The International Monetary Fund has postponed its meeting, previously scheduled for March 20, in which it had planned to approve its next loan tranche for Ukraine worth $1 billion.
According to Ukraine’s Finance Ministry, the IMF first needs to “clarify calculations” regarding the economic impact of the latest events in Ukraine’s war-torn east.
The IMF’s four-year lending program worth $17.5 billion started on March 11, 2015. The expected $1 billion will be the fourth tranche that would bring total disbursements to $8.32 billion.
The IMF has not yet responded to the comment request from the Kyiv Post. However, the information about the earlier scheduled meeting disappeared from the fund’s website.
Seizure of Ukrainian enterprises by the Kremlin-led separatists on the territories, occupied by them, is one of those developments that will be discussed by Ukraine and the IMF. Another one is the decision of Ukraine’s government, made on March 15, to halt trade with the separatist-held territories until the separatists return Ukrainian companies they seized on March 1.
According to the Finance Ministry report, the IMF also needs to take into account the fact that Russia started recognizing passports illegally issued by Kremlin-led separatists in the occupied territories.
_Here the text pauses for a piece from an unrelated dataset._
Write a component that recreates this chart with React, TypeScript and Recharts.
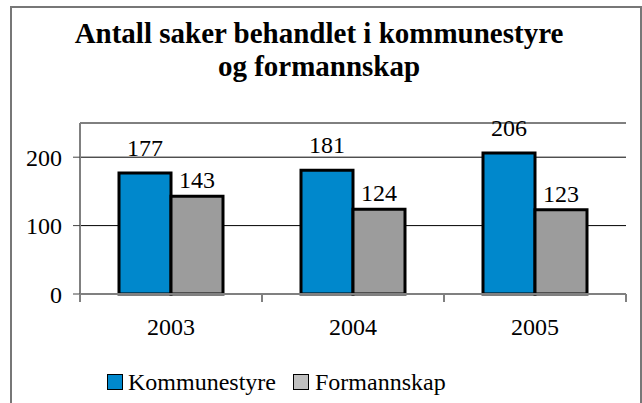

Ukraine countered with sanctions on Russian banks in Ukraine.
“Clarification of these calculations is very important for both sides for maximum effectiveness of the program,” Ukrainian Finance Minister Oleksandr Danylyuk was quoted as saying. He added that the discussions on the matter will end “in the shortest terms.”
Ukrainian Prime Minister Volodymyr Groysman said in early March that the blockade of the railway in Donbas will result in $3.5 billion losses for Ukraine’s mining and metallurgy.
At that time, veterans of Ukrainian volunteer battalions and political activists have been for weeks blocking the shipment of coal and other goods from the separatist-controlled zone to government-held areas. They said that they would continue the blockade until all Ukrainian prisoners held by the Russian-backed separatists are returned to Ukraine.
According to the separatists’ leaders, this blockade by Ukrainian veterans led them to seize Ukrainian-owned businesses in Donetsk and Luhansk oblasts. Those included businesses owned by Ukraine’s richest man, oligarch Rinat Akhmetov. Also on the list were companies belonging to the Industrial Union of Donbas and some other private and state-owned companies.
Business analyst Timothy Ash reacted: “I guess the problem is that last week the government indicated that the blockade could cut real gross domestic product growth by 1.3 percent this year – assuming it continued. That’s a big number, but I guess the IMF had assumed the blockade would be temporary and resolved in a matter of weeks. But then Poroshenko followed this up by a formal ban on trade, likely making the impacts felt in a more permanent way. The fund, I guess, are now being cautious saying well if real GDP growth is actually halved then we need to think through how this changes the overall macroeconomic assumptions in the program and do some counter-measures need to be taken to ensure the fiscal and external sides remain consistent.
“I had doubted this delay would be that permanent, as likely the government would look either to downplay the impact, or we may see efforts over the next few days to cut some kind of deal to facilitate some trade across to (the Kremlin-separatist areas.) That said, this is now complicated by the fact that (the separatists) have assumed control over some assets in these areas, putting them beyond the control of Kyiv, and likely also this whole issue will further grate with the opposition at home. It is a bit tricky all around – and especially as now Kyiv will lay itself open to claims that its actions in (the separatist areas) run counter to the Minsk II peace process. Some Western governments might think that pushing the IMF to play tough here might soften the position of Kyiv, albeit that is difficult given domestic politics now unwinding at home.”